» Given material:
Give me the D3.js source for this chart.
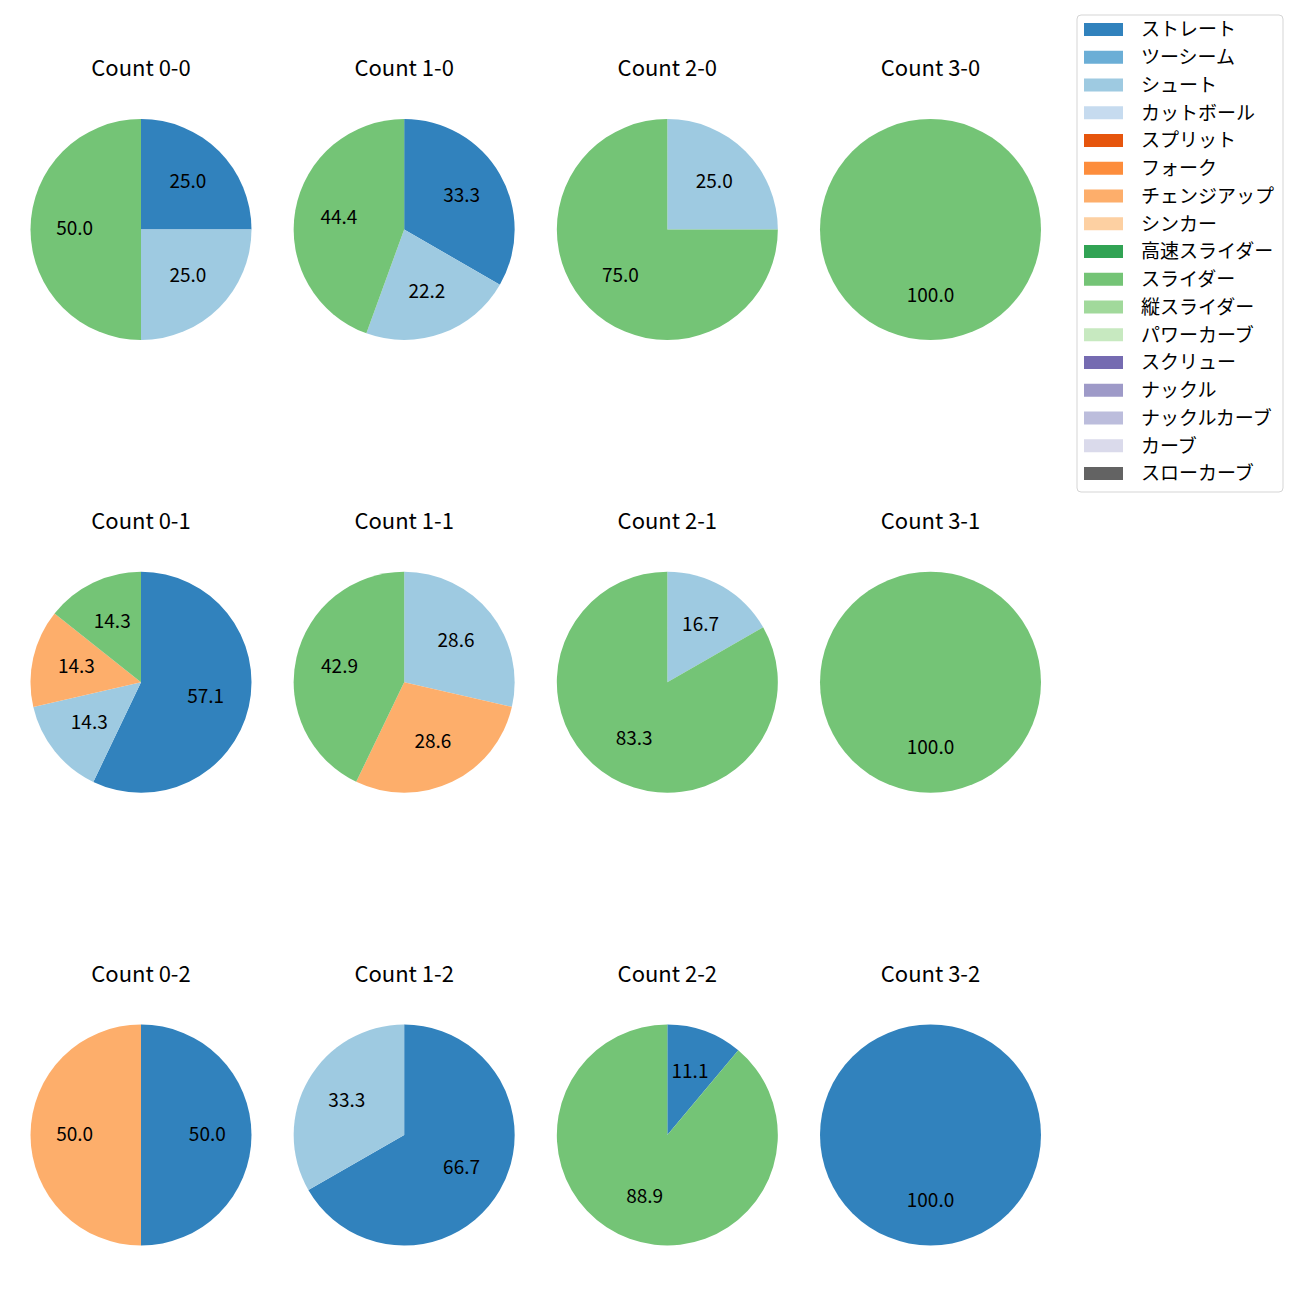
<!DOCTYPE html>
<html>
<head>
<meta charset="utf-8">
<script src="https://cdn.jsdelivr.net/npm/d3@7"></script>
<style>
  html, body { margin: 0; padding: 0; background: #fff; }
  text { font-family: "Noto Sans CJK JP", "Noto Sans", sans-serif; fill: #000; }
</style>
</head>
<body>
<svg id="chart" width="1300" height="1300"></svg>
<script>
// Pitch types (legend order) and their colours
const pitchTypes = ["ストレート","ツーシーム","シュート","カットボール","スプリット","フォーク","チェンジアップ","シンカー","高速スライダー","スライダー","縦スライダー","パワーカーブ","スクリュー","ナックル","ナックルカーブ","カーブ","スローカーブ"];
const pitchColors = ["#3182bd","#6baed6","#9ecae1","#c6dbef","#e6550d","#fd8d3c","#fdae6b","#fdd0a2","#31a354","#74c476","#a1d99b","#c7e9c0","#756bb1","#9e9ac8","#bcbddc","#dadaeb","#636363"];

// Panels: balls (column) x strikes (row)
const panelTitles = ["Count 0-0","Count 1-0","Count 2-0","Count 3-0",
                     "Count 0-1","Count 1-1","Count 2-1","Count 3-1",
                     "Count 0-2","Count 1-2","Count 2-2","Count 3-2"];

// Percentage per panel, for each pitch type that appears
const straightVals   = [25.0, 33.3, 0,    0,     57.1, 0,    0,    0,     50.0, 66.7, 11.1, 100.0];
const shootVals      = [25.0, 22.2, 25.0, 0,     14.3, 28.6, 16.7, 0,     0,    33.3, 0,    0];
const changeupVals   = [0,    0,    0,    0,     14.3, 28.6, 0,    0,     50.0, 0,    0,    0];
const sliderVals     = [50.0, 44.4, 75.0, 100.0, 14.3, 42.9, 83.3, 100.0, 0,    0,    88.9, 0];

const seriesByType = {
  "ストレート": straightVals,
  "シュート": shootVals,
  "チェンジアップ": changeupVals,
  "スライダー": sliderVals
};

const svg = d3.select("#chart");
const color = d3.scaleOrdinal().domain(pitchTypes).range(pitchColors);

const colX = d3.scaleLinear().domain([0, 3]).range([141, 930.5]);
const rowY = d3.scaleLinear().domain([0, 2]).range([229.5, 1135]);
const R = 110.5;

const pie = d3.pie().sort(null).value(d => d.value).startAngle(0).endAngle(2 * Math.PI);
const arc = d3.arc().innerRadius(0).outerRadius(R);
const labelArc = d3.arc().innerRadius(R * 0.6).outerRadius(R * 0.6);

panelTitles.forEach((title, i) => {
  const col = i % 4, row = Math.floor(i / 4);
  const cx = colX(col), cy = rowY(row);
  const data = pitchTypes
    .filter(t => seriesByType[t] && seriesByType[t][i] > 0)
    .map(t => ({ type: t, value: seriesByType[t][i] }));
  const total = d3.sum(data, d => d.value);
  const g = svg.append("g").attr("transform", `translate(${cx},${cy})`);
  const arcs = pie(data);
  g.selectAll("path").data(arcs).join("path")
    .attr("d", arc)
    .attr("fill", d => color(d.data.type));
  g.selectAll("text.lbl").data(arcs).join("text")
    .attr("class", "lbl")
    .attr("transform", d => `translate(${labelArc.centroid(d)})`)
    .attr("text-anchor", "middle")
    .attr("dy", "0.3em")
    .style("font-size", "19px")
    .text(d => d3.format(".1f")(d.data.value / total * 100));
  svg.append("text")
    .attr("x", cx).attr("y", cy - 160.5)
    .attr("text-anchor", "middle")
    .attr("dy", "0.33em")
    .style("font-size", "22px")
    .text(title);
});

// Legend
const legend = svg.append("g");
legend.append("rect")
  .attr("x", 1077).attr("y", 15).attr("width", 206).attr("height", 477)
  .attr("rx", 4).attr("fill", "#fff").attr("fill-opacity", 0.8)
  .attr("stroke", "#d5d5d5").attr("stroke-width", 1);
const legY = d3.scaleLinear().domain([0, pitchTypes.length - 1]).range([29.5, 473.5]);
pitchTypes.forEach((t, i) => {
  legend.append("rect")
    .attr("x", 1084).attr("y", legY(i) - 6.5).attr("width", 39).attr("height", 13)
    .attr("fill", color(t));
  legend.append("text")
    .attr("x", 1141).attr("y", legY(i))
    .attr("dy", "0.36em")
    .style("font-size", "19px")
    .text(t);
});
</script>
</body>
</html>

» Directive: Extract every line of the data exactly; pictures stay out.

» Finished exercise:
Give me the D3.js source for this chart.
<!DOCTYPE html>
<html>
<head>
<meta charset="utf-8">
<script src="https://cdn.jsdelivr.net/npm/d3@7"></script>
<style>
  html, body { margin: 0; padding: 0; background: #fff; }
  text { font-family: "Noto Sans CJK JP", "Noto Sans", sans-serif; fill: #000; }
</style>
</head>
<body>
<svg id="chart" width="1300" height="1300"></svg>
<script>
// Pitch types (legend order) and their colours
const pitchTypes = ["ストレート","ツーシーム","シュート","カットボール","スプリット","フォーク","チェンジアップ","シンカー","高速スライダー","スライダー","縦スライダー","パワーカーブ","スクリュー","ナックル","ナックルカーブ","カーブ","スローカーブ"];
const pitchColors = ["#3182bd","#6baed6","#9ecae1","#c6dbef","#e6550d","#fd8d3c","#fdae6b","#fdd0a2","#31a354","#74c476","#a1d99b","#c7e9c0","#756bb1","#9e9ac8","#bcbddc","#dadaeb","#636363"];

// Panels: balls (column) x strikes (row)
const panelTitles = ["Count 0-0","Count 1-0","Count 2-0","Count 3-0",
                     "Count 0-1","Count 1-1","Count 2-1","Count 3-1",
                     "Count 0-2","Count 1-2","Count 2-2","Count 3-2"];

// Percentage per panel, for each pitch type that appears
const straightVals   = [25.0, 33.3, 0,    0,     57.1, 0,    0,    0,     50.0, 66.7, 11.1, 100.0];
const shootVals      = [25.0, 22.2, 25.0, 0,     14.3, 28.6, 16.7, 0,     0,    33.3, 0,    0];
const changeupVals   = [0,    0,    0,    0,     14.3, 28.6, 0,    0,     50.0, 0,    0,    0];
const sliderVals     = [50.0, 44.4, 75.0, 100.0, 14.3, 42.9, 83.3, 100.0, 0,    0,    88.9, 0];

const seriesByType = {
  "ストレート": straightVals,
  "シュート": shootVals,
  "チェンジアップ": changeupVals,
  "スライダー": sliderVals
};

const svg = d3.select("#chart");
const color = d3.scaleOrdinal().domain(pitchTypes).range(pitchColors);

const colX = d3.scaleLinear().domain([0, 3]).range([141, 930.5]);
const rowY = d3.scaleLinear().domain([0, 2]).range([229.5, 1135]);
const R = 110.5;

const pie = d3.pie().sort(null).value(d => d.value).startAngle(0).endAngle(2 * Math.PI);
const arc = d3.arc().innerRadius(0).outerRadius(R);
const labelArc = d3.arc().innerRadius(R * 0.6).outerRadius(R * 0.6);

panelTitles.forEach((title, i) => {
  const col = i % 4, row = Math.floor(i / 4);
  const cx = colX(col), cy = rowY(row);
  const data = pitchTypes
    .filter(t => seriesByType[t] && seriesByType[t][i] > 0)
    .map(t => ({ type: t, value: seriesByType[t][i] }));
  const total = d3.sum(data, d => d.value);
  const g = svg.append("g").attr("transform", `translate(${cx},${cy})`);
  const arcs = pie(data);
  g.selectAll("path").data(arcs).join("path")
    .attr("d", arc)
    .attr("fill", d => color(d.data.type));
  g.selectAll("text.lbl").data(arcs).join("text")
    .attr("class", "lbl")
    .attr("transform", d => `translate(${labelArc.centroid(d)})`)
    .attr("text-anchor", "middle")
    .attr("dy", "0.3em")
    .style("font-size", "19px")
    .text(d => d3.format(".1f")(d.data.value / total * 100));
  svg.append("text")
    .attr("x", cx).attr("y", cy - 160.5)
    .attr("text-anchor", "middle")
    .attr("dy", "0.33em")
    .style("font-size", "22px")
    .text(title);
});

// Legend
const legend = svg.append("g");
legend.append("rect")
  .attr("x", 1077).attr("y", 15).attr("width", 206).attr("height", 477)
  .attr("rx", 4).attr("fill", "#fff").attr("fill-opacity", 0.8)
  .attr("stroke", "#d5d5d5").attr("stroke-width", 1);
const legY = d3.scaleLinear().domain([0, pitchTypes.length - 1]).range([29.5, 473.5]);
pitchTypes.forEach((t, i) => {
  legend.append("rect")
    .attr("x", 1084).attr("y", legY(i) - 6.5).attr("width", 39).attr("height", 13)
    .attr("fill", color(t));
  legend.append("text")
    .attr("x", 1141).attr("y", legY(i))
    .attr("dy", "0.36em")
    .style("font-size", "19px")
    .text(t);
});
</script>
</body>
</html>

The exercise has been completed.